We show equivalently for $n\geq 1$ \begin{align*} \color{blue}{a_n:=\frac{1}{2^n}(1+i\sqrt{7})^n+\frac{1}{2^n}(1-i\sqrt{7})^n\in\mathbb{Z}}\tag{1} \end{align*} We give a proof by induction on $n$.

Base step:

We obtain for $n=1$ and $n=2$: \begin{align*} \color{blue}{a_1}&=\frac{1}{2}(1+i\sqrt{7})+\frac{1}{2}(1-i\sqrt{7})\color{blue}{=1\in\mathbb{Z}}\\ \color{blue}{a_2}&=\frac{1}{2^2}(1+i\sqrt{7})^2+\frac{1}{2^2}(1-i\sqrt{7})^2\\ &=\frac{1}{4}\left(1+2i\sqrt{7}-7\right)+\frac{1}{4}\left(1-2i\sqrt{7}-7\right)\\ &\color{blue}{=-3\in\mathbb{Z}} \end{align*}

Induction hypothesis: $n=N$

We assume the validity of \begin{align*} \color{blue}{a_N}=\frac{1}{2^N}(1+i\sqrt{7})^N+\frac{1}{2^N}(1-i\sqrt{7})^N\color{blue}{\in\mathbb{Z}} \end{align*}

Induction step: $n=N+1$ \begin{align*} \color{blue}{a_{N+1}}&=\frac{1}{2^{N+1}}(1+i\sqrt{7})^{N+1}+\frac{1}{2^{N+1}}(1-i\sqrt{7})^{N+1}\\ &=\frac{1}{2^{N-1}}(1+i\sqrt{7})^{N-1}\frac{1}{4}(1+i\sqrt{7})^2 +\frac{1}{2^{N-1}}(1-i\sqrt{7})^{N-1}\frac{1}{4}(1-i\sqrt{7})^2\\ &=\frac{1}{2^{N-1}}(1+i\sqrt{7})^{N-1}\frac{1}{4}(-6+2i\sqrt{7}) +\frac{1}{2^{N-1}}(1-i\sqrt{7})^{N-1}\frac{1}{4}(-6-2i\sqrt{7})\\ &=\frac{1}{2^{N-1}}(1+i\sqrt{7})^{N-1}\frac{1}{2}(-3+i\sqrt{7}) +\frac{1}{2^{N-1}}(1-i\sqrt{7})^{N-1}\frac{1}{2}(-3-i\sqrt{7})\\ &=\frac{1}{2^{N-1}}(1+i\sqrt{7})^{N-1}\left(\frac{1}{2}(1+i\sqrt{7})-2\right)\\ &\qquad+\frac{1}{2^{N-1}}(1-i\sqrt{7})^{N-1}\left(\frac{1}{2}(1-i\sqrt{7})-2\right)\\ &\color{blue}{=a_{N}-2a_{N-1}\in\mathbb{Z}} \end{align*} and the claim (1) follows.

Answer 2

Hint: try to use the identity $\binom{n}{k} = \binom{n-1}{k} + \binom{n-1}{k-1}$. If you apply this in your sum, you'll get $\binom{n}{2k} = \binom{n-1}{2k} + \binom{n-1}{2k-1}$. Its enough, because it contains all coefficient's denominators: even and odd. And I would put also together $(-1)^k \cdot 7^k$ to get $(-7)^k$

Answer 3

Let $\alpha=\frac{1}{2}(1+ \sqrt{-7})$ and $\beta=\frac{1}{2}(1-\sqrt{-7})$.

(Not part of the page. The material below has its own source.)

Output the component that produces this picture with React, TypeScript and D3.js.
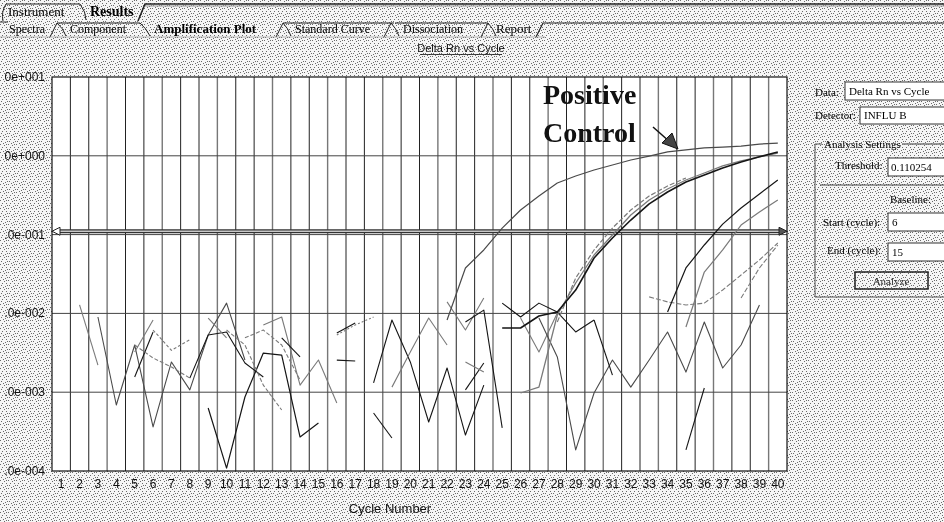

Note that $\alpha$ and $\beta$ are algebraic integers. (Consider $x^2-x+2\in \mathbb{Q}[x]$)

So $\alpha^n$ and $\beta^n$ are also algebraic integers.

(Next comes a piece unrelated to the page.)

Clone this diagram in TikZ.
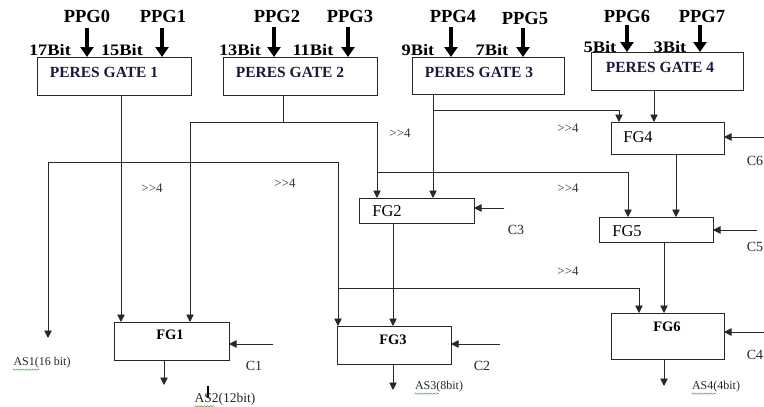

Thus $\alpha^n+\beta^n$ is algebraic integer.

Since $\alpha^n+\beta^n\in \mathbb{Q}$ and $\alpha^n+\beta^n$ is algebraic integer, $\alpha^n+\beta^n$ is integer.

Therefore your expression is divisible by $2^{n-1}$.